Thursday, December 09, 2004
I even made her vegetarian chili. Now that is love.
Wednesday, December 08, 2004
This was my second visit to this salon and I know I am slightly out of the loop because of my discount but really a tough up highlight and a blow out is $135? Not even a trim I tell you. The blow out is the biggest scam in the book, because I have nowhere to go with my new fabu hair but I do not want to leave the salon with soaking wet hair either. I just want it semi dry to brave the car ride home in & save myself $35 for other things, like booze. I just want it dry, no fancy hair drying tricks, no flat iron ,I can do all of that at home. Those bastards are slippery like a fish, charging this kind of scratch. Plus Megan my hair dryout chick almost pulled every hair out of my head while rappid firing questions at me. Easy on the brush there, Meg.
Plus there are 3 separate tips I am required to give, the colorist, the hair dryer/torturer and the wash girl. Bastards!
On a happy note I had two hairgasms during my repeated washings. Score one for Tuesday Girl.
Tuesday, December 07, 2004
The same rings true with date sites, chatrooms or blind dates you love the conversation and you just have an expectation of what they are going to look like when they don't, it loses some spark for me.
Also, people you meet that you hate or dislike or suck ruin names for you. Believe me this comes into play big time when you are trying to name people that you are about to give birth to. We had a horrible time picking out names. Names that didn't carry a bad connotation or is a horrible character on TV. I remember throwing out the name Brennan for a boy. E wouldn't go for it because he knew a boy named Timmy Brennan in friggin 1979 that was mean to him. So Brennan was out. I tried to say there was a statute of limitations on names of people you hated, otherwise known as NOPYH, but was shot down. Some names make you think of overweight people, some 90210 cast members, some are better suited for pets, some even a bratty kid you encountered.
What names do you hate for strange reasons?
As a point of interest, I made homemade choclate chip cookies last night & have eaten about 5 already, piggy! They are friggin good.

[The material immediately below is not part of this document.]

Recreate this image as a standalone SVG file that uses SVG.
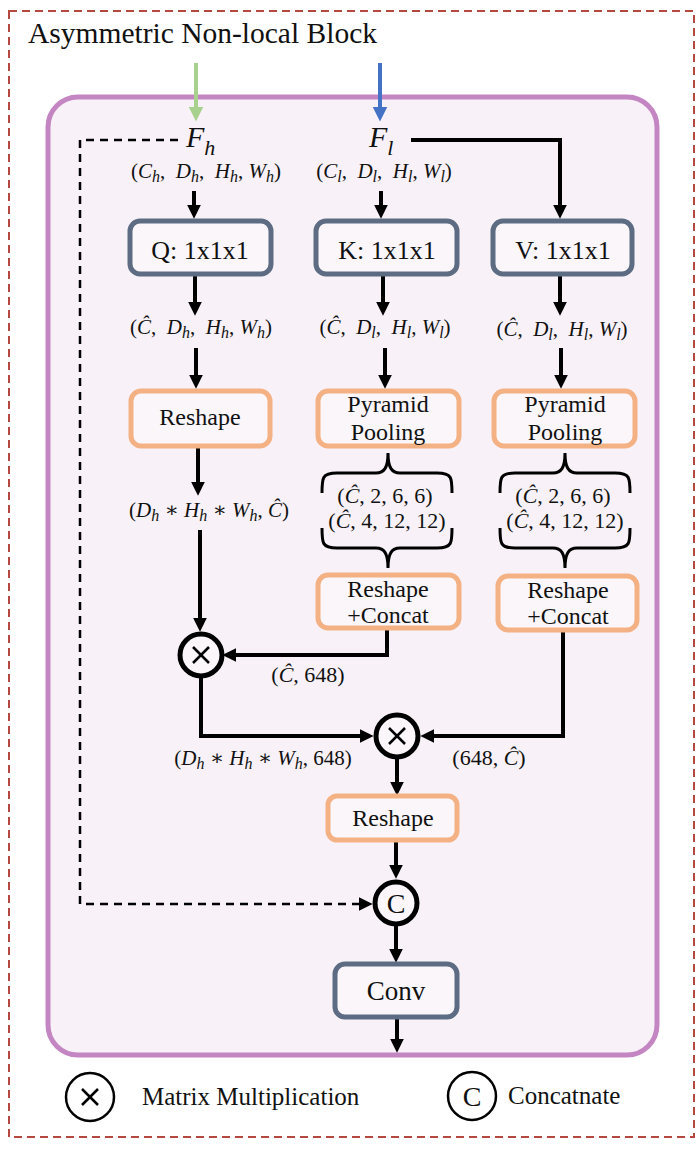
<svg xmlns="http://www.w3.org/2000/svg" width="700" height="1149" viewBox="0 0 700 1149">
<style>
.t{font-family:"Liberation Serif","Times New Roman",serif;fill:#111}
.m{font-family:"Liberation Serif","DejaVu Serif",serif;font-size:21px;fill:#111}
.mb{font-size:22px}
.i{font-style:italic}
.s{font-style:italic;font-size:16px}
.gb{fill:#faf6fa;stroke:#5d6c82;stroke-width:5}
.ob{fill:#faf6fa;stroke:#f4b183;stroke-width:5}
.ln{fill:none;stroke:#000;stroke-width:4}
.dl{fill:none;stroke:#000;stroke-width:2.5;stroke-dasharray:8 6}
.cir{fill:#faf6fa;stroke:#000;stroke-width:5}
.x{stroke:#000;stroke-width:2.5}
.br{fill:none;stroke:#000;stroke-width:3}
</style>
<defs>
<marker id="a" viewBox="0 0 12 12" markerUnits="userSpaceOnUse" markerWidth="14" markerHeight="14" refX="2" refY="6" orient="auto"><path d="M0,0 L12,6 L0,12 z" fill="#000"/></marker>
<marker id="ag" viewBox="0 0 12 12" markerUnits="userSpaceOnUse" markerWidth="15" markerHeight="15" refX="2" refY="6" orient="auto"><path d="M0,0 L12,6 L0,12 z" fill="#a9d18e"/></marker>
<marker id="ab" viewBox="0 0 12 12" markerUnits="userSpaceOnUse" markerWidth="15" markerHeight="15" refX="2" refY="6" orient="auto"><path d="M0,0 L12,6 L0,12 z" fill="#4472c4"/></marker>
</defs>

<rect x="9" y="11" width="685" height="1126" fill="#fff" stroke="#b5483f" stroke-width="2" stroke-dasharray="8 5"/>
<text class="t" x="28" y="43" font-size="29.5">Asymmetric Non-local Block</text>

<g id="block">
<rect x="48" y="97" width="609" height="958" rx="30" fill="#f8f2f8" stroke="#c386c3" stroke-width="5"/>
</g>

<g id="connectors">
<line x1="196" y1="63" x2="196" y2="109" stroke="#a9d18e" stroke-width="4" marker-end="url(#ag)"/>
<line x1="380" y1="63" x2="380" y2="109" stroke="#4472c4" stroke-width="4" marker-end="url(#ab)"/>
<polyline class="dl" points="178,140 80,140 80,904 361,904" marker-end="url(#a)"/>
<polyline class="ln" points="411,140 560,140 560,207" marker-end="url(#a)"/>
<line class="ln" x1="194" y1="191" x2="194" y2="207" marker-end="url(#a)"/>
<line class="ln" x1="381" y1="191" x2="381" y2="207" marker-end="url(#a)"/>
<line class="ln" x1="195" y1="274" x2="195" y2="304" marker-end="url(#a)"/>
<line class="ln" x1="383" y1="274" x2="383" y2="304" marker-end="url(#a)"/>
<line class="ln" x1="560" y1="274" x2="560" y2="304" marker-end="url(#a)"/>
<line class="ln" x1="196" y1="348" x2="196" y2="377" marker-end="url(#a)"/>
<line class="ln" x1="385" y1="348" x2="385" y2="377" marker-end="url(#a)"/>
<line class="ln" x1="561" y1="348" x2="561" y2="377" marker-end="url(#a)"/>
<line class="ln" x1="198" y1="448" x2="198" y2="484" marker-end="url(#a)"/>
<line class="ln" x1="200" y1="530" x2="200" y2="620" marker-end="url(#a)"/>
<polyline class="ln" points="387,628 387,655 234,655" marker-end="url(#a)"/>
<polyline class="ln" points="201,677 201,736 362,736" marker-end="url(#a)"/>
<polyline class="ln" points="563,630 563,736 432,736" marker-end="url(#a)"/>
<line class="ln" x1="397" y1="758" x2="397" y2="784" marker-end="url(#a)"/>
<line class="ln" x1="396" y1="840" x2="396" y2="867" marker-end="url(#a)"/>
<line class="ln" x1="396" y1="926" x2="396" y2="951" marker-end="url(#a)"/>
<line class="ln" x1="397" y1="1017" x2="397" y2="1041" marker-end="url(#a)"/>
</g>

<g id="Fh"><text class="t i" x="186" y="147" font-size="30">F<tspan font-size="22" dy="8">h</tspan></text></g>
<g id="Fl"><text class="t i" x="369" y="147" font-size="30">F<tspan font-size="22" dy="8">l</tspan></text></g>

<g id="labels">
<text class="m" x="206" y="178" text-anchor="middle" xml:space="preserve">(<tspan class="i">C</tspan><tspan class="s" dy="4">h</tspan><tspan dy="-4">,  </tspan><tspan class="i">D</tspan><tspan class="s" dy="4">h</tspan><tspan dy="-4">,  </tspan><tspan class="i">H</tspan><tspan class="s" dy="4">h</tspan><tspan dy="-4">, </tspan><tspan class="i">W</tspan><tspan class="s" dy="4">h</tspan><tspan dy="-4">)</tspan></text>
<text class="m" x="384" y="178" text-anchor="middle" xml:space="preserve">(<tspan class="i">C</tspan><tspan class="s" dy="4">l</tspan><tspan dy="-4">,  </tspan><tspan class="i">D</tspan><tspan class="s" dy="4">l</tspan><tspan dy="-4">,  </tspan><tspan class="i">H</tspan><tspan class="s" dy="4">l</tspan><tspan dy="-4">, </tspan><tspan class="i">W</tspan><tspan class="s" dy="4">l</tspan><tspan dy="-4">)</tspan></text>
<text class="m" x="201" y="334" text-anchor="middle" xml:space="preserve">(<tspan class="i">Ĉ</tspan>,  <tspan class="i">D</tspan><tspan class="s" dy="4">h</tspan><tspan dy="-4">,  </tspan><tspan class="i">H</tspan><tspan class="s" dy="4">h</tspan><tspan dy="-4">, </tspan><tspan class="i">W</tspan><tspan class="s" dy="4">h</tspan><tspan dy="-4">)</tspan></text>
<text class="m" x="385" y="334" text-anchor="middle" xml:space="preserve">(<tspan class="i">Ĉ</tspan>,  <tspan class="i">D</tspan><tspan class="s" dy="4">l</tspan><tspan dy="-4">,  </tspan><tspan class="i">H</tspan><tspan class="s" dy="4">l</tspan><tspan dy="-4">, </tspan><tspan class="i">W</tspan><tspan class="s" dy="4">l</tspan><tspan dy="-4">)</tspan></text>
<text class="m" x="562" y="336" text-anchor="middle" xml:space="preserve">(<tspan class="i">Ĉ</tspan>,  <tspan class="i">D</tspan><tspan class="s" dy="4">l</tspan><tspan dy="-4">,  </tspan><tspan class="i">H</tspan><tspan class="s" dy="4">l</tspan><tspan dy="-4">, </tspan><tspan class="i">W</tspan><tspan class="s" dy="4">l</tspan><tspan dy="-4">)</tspan></text>
<text class="m" x="209" y="517" text-anchor="middle" xml:space="preserve">(<tspan class="i">D</tspan><tspan class="s" dy="4">h</tspan><tspan dy="-4"> ∗ </tspan><tspan class="i">H</tspan><tspan class="s" dy="4">h</tspan><tspan dy="-4"> ∗ </tspan><tspan class="i">W</tspan><tspan class="s" dy="4">h</tspan><tspan dy="-4">, </tspan><tspan class="i">Ĉ</tspan>)</text>
<text class="m mb" x="385" y="503" text-anchor="middle">(<tspan class="i">Ĉ</tspan>, 2, 6, 6)</text>
<text class="m mb" x="387" y="528" text-anchor="middle">(<tspan class="i">Ĉ</tspan>, 4, 12, 12)</text>
<text class="m mb" x="563" y="503" text-anchor="middle">(<tspan class="i">Ĉ</tspan>, 2, 6, 6)</text>
<text class="m mb" x="565" y="528" text-anchor="middle">(<tspan class="i">Ĉ</tspan>, 4, 12, 12)</text>
<text class="m mb" x="308" y="682" text-anchor="middle">(<tspan class="i">Ĉ</tspan>, 648)</text>
<text class="m" x="263" y="765" text-anchor="middle" xml:space="preserve">(<tspan class="i">D</tspan><tspan class="s" dy="4">h</tspan><tspan dy="-4"> ∗ </tspan><tspan class="i">H</tspan><tspan class="s" dy="4">h</tspan><tspan dy="-4"> ∗ </tspan><tspan class="i">W</tspan><tspan class="s" dy="4">h</tspan><tspan dy="-4">, 648)</tspan></text>
<text class="m mb" x="489" y="765" text-anchor="middle">(648, <tspan class="i">Ĉ</tspan>)</text>
</g>

<g id="braces">
<path class="br" d="M322,493 C322,478 322,473 337,473 L376,473 C384,473 388,468 388,453 C388,468 392,473 400,473 L437,473 C452,473 452,478 452,493"/>
<path class="br" d="M322,528 C322,543 322,548 337,548 L376,548 C384,548 388,553 388,568 C388,553 392,548 400,548 L437,548 C452,548 452,543 452,528"/>
<path class="br" d="M500,493 C500,478 500,473 515,473 L553,473 C561,473 565,468 565,453 C565,468 569,473 577,473 L615,473 C630,473 630,478 630,493"/>
<path class="br" d="M500,528 C500,543 500,548 515,548 L553,548 C561,548 565,553 565,568 C565,553 569,548 577,548 L615,548 C630,548 630,543 630,528"/>
</g>

<g id="Q"><rect class="gb" x="130" y="221" width="141" height="53" rx="10"/><text class="t" x="200" y="259" font-size="26" text-anchor="middle">Q: 1x1x1</text></g>
<g id="K"><rect class="gb" x="316" y="221" width="141" height="53" rx="10"/><text class="t" x="387" y="259" font-size="26" text-anchor="middle">K: 1x1x1</text></g>
<g id="V"><rect class="gb" x="493" y="221" width="139" height="53" rx="10"/><text class="t" x="563" y="259" font-size="26" text-anchor="middle">V: 1x1x1</text></g>

<g id="reshapeQ"><rect class="ob" x="131" y="391" width="139" height="55" rx="10"/><text class="t" x="200" y="425" font-size="24" text-anchor="middle">Reshape</text></g>
<g id="poolK"><rect class="ob" x="318" y="391" width="141" height="55" rx="10"/><text class="t" x="388" y="412" font-size="24" text-anchor="middle">Pyramid</text><text class="t" x="388" y="440" font-size="24" text-anchor="middle">Pooling</text></g>
<g id="poolV"><rect class="ob" x="494" y="391" width="141" height="55" rx="10"/><text class="t" x="565" y="412" font-size="24" text-anchor="middle">Pyramid</text><text class="t" x="565" y="440" font-size="24" text-anchor="middle">Pooling</text></g>

<g id="rcK"><rect class="ob" x="318" y="575" width="141" height="53" rx="10"/><text class="t" x="388" y="597" font-size="24" text-anchor="middle">Reshape</text><text class="t" x="388" y="623" font-size="24" text-anchor="middle">+Concat</text></g>
<g id="rcV"><rect class="ob" x="498" y="576" width="139" height="54" rx="10"/><text class="t" x="568" y="598" font-size="24" text-anchor="middle">Reshape</text><text class="t" x="568" y="624" font-size="24" text-anchor="middle">+Concat</text></g>

<g id="mul1"><circle class="cir" cx="201" cy="655" r="21"/><line class="x" x1="193" y1="647" x2="209" y2="663"/><line class="x" x1="209" y1="647" x2="193" y2="663"/></g>
<g id="mul2"><circle class="cir" cx="397" cy="736" r="21"/><line class="x" x1="389" y1="728" x2="405" y2="744"/><line class="x" x1="405" y1="728" x2="389" y2="744"/></g>

<g id="reshapeOut"><rect class="ob" x="328" y="796" width="129" height="44" rx="9"/><text class="t" x="393" y="826" font-size="24" text-anchor="middle">Reshape</text></g>
<g id="concat"><circle class="cir" cx="396" cy="903" r="21"/><text class="t" x="396" y="913" font-size="28" text-anchor="middle">C</text></g>
<g id="conv"><rect class="gb" x="335" y="964" width="122" height="53" rx="10"/><text class="t" x="396" y="1000" font-size="27" text-anchor="middle">Conv</text></g>

<g id="legend">
<circle cx="90" cy="1097" r="24" fill="none" stroke="#000" stroke-width="2.5"/>
<line class="x" x1="82" y1="1089" x2="98" y2="1105" stroke-width="2"/><line class="x" x1="98" y1="1089" x2="82" y2="1105" stroke-width="2"/>
<text class="t" x="142" y="1105" font-size="25">Matrix Multiplication</text>
<circle cx="472" cy="1096" r="24" fill="none" stroke="#000" stroke-width="2.5"/>
<text class="t" x="472" y="1106" font-size="28" text-anchor="middle">C</text>
<text class="t" x="508" y="1104" font-size="25">Concatnate</text>
</g>
</svg>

Poor Amanda is helping me with my blog, I screwed it up royally, as you can tell, and have to give it some TLC. Thanks in advance to her.
Monday, December 06, 2004
Yesterday we took the babies to the Picture People to have their pictures taken, what a bad move. The dread I had all day should have told me to just stay home under the covers, but I did not heed that warning. The babies would not stop jumping, they would not sit close together iof one smiled the other was crying or looking away. It was horrible, there was nothing we could do, there will be no Christmas pictures for me this year. I was pissed. Then we took them to see Santa and they did not even cry, they sat on his lap, baby B smiled baby A didn't, but that was ok.
They are fascinated with our Christmas tree but they already broke 2 ornaments. I couldn't even put on about half of our ornaments because I knew babies + tile floor = disaster.
I was right.
Saturday, December 04, 2004
Friday, December 03, 2004
Thursday, December 02, 2004
- Some points of interest:
- don't try to break into my house because I just installed ADT
- Why is it that when you spell check on blogger it doesn't recognize the word "blog"? Isn't that ridiculous or ironic or something?
- I can't get used to my new keyboard.
- I love original Hamburger Helper.
- I make a mean marinara sauce, minestrone soup and chili. Should I have recipe day on this blog? Like once a week? How fun.
- My right arm underarm hair grows faster them my left. Strange?
- Love, love love the show Lost, it gets better every week. Are you people in this with me?
- I can't shake this cold & horrible cough. Any Chinese herbalists out there that enjoy my blog? I will trade witty banter for cure.